→ Your objective
Read through the entries below and return each line with the word "this".

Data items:

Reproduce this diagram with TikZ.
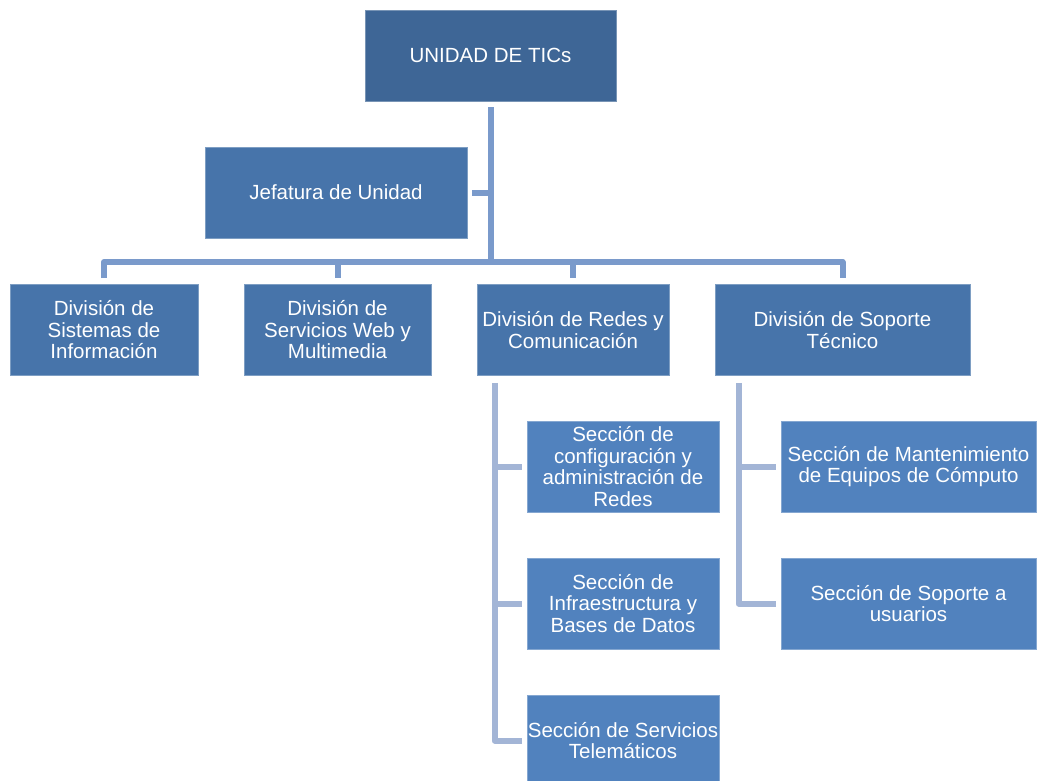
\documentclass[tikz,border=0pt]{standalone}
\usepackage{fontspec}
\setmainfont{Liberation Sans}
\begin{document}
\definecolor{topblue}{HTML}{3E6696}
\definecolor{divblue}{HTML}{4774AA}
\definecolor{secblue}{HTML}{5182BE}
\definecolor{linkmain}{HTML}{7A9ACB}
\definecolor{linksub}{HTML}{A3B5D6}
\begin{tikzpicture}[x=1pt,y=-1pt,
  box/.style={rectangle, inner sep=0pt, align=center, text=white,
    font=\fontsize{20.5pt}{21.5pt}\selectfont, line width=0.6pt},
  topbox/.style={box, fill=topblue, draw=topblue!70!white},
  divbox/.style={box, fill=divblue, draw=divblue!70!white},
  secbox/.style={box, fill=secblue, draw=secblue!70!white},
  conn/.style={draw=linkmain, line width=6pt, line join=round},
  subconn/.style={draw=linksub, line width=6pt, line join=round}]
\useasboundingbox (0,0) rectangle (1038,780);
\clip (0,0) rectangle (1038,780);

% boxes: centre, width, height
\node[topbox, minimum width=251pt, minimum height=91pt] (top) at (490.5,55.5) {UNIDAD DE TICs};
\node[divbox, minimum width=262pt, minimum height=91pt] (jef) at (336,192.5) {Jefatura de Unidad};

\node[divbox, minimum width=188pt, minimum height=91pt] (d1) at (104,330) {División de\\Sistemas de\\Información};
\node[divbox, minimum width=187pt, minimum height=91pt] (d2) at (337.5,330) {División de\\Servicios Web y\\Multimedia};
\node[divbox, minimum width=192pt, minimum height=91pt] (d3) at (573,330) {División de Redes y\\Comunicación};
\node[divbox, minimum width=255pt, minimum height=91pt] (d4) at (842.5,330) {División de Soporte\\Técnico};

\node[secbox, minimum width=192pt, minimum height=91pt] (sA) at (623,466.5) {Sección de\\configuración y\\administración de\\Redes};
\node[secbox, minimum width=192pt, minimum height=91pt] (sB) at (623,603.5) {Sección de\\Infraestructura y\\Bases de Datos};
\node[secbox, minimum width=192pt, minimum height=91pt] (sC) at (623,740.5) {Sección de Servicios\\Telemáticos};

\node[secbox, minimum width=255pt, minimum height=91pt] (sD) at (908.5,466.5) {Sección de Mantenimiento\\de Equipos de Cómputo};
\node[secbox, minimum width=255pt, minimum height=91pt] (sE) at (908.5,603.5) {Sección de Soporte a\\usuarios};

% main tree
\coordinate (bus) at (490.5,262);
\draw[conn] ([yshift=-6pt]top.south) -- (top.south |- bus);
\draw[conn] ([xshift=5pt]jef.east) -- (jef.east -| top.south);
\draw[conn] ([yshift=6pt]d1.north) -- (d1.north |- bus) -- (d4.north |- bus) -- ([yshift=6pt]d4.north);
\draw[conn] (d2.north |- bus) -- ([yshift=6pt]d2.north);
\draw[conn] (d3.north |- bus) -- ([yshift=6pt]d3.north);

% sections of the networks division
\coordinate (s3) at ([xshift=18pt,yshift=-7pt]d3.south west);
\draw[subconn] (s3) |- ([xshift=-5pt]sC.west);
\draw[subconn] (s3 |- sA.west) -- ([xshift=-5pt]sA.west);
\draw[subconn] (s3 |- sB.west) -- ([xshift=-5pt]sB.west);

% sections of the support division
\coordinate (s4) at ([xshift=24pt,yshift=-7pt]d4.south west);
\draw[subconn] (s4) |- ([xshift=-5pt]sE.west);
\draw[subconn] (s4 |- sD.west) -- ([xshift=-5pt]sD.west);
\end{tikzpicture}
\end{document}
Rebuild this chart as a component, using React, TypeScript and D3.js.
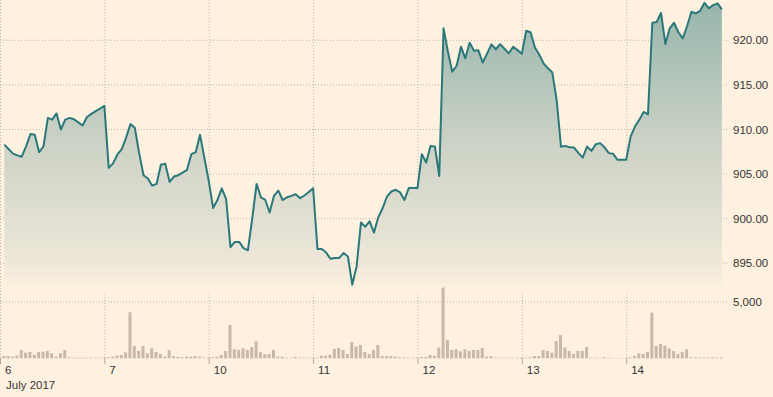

→ Full output
Reproduce this diagram with TikZ.
Rebuild this chart as a component, using React, TypeScript and D3.js.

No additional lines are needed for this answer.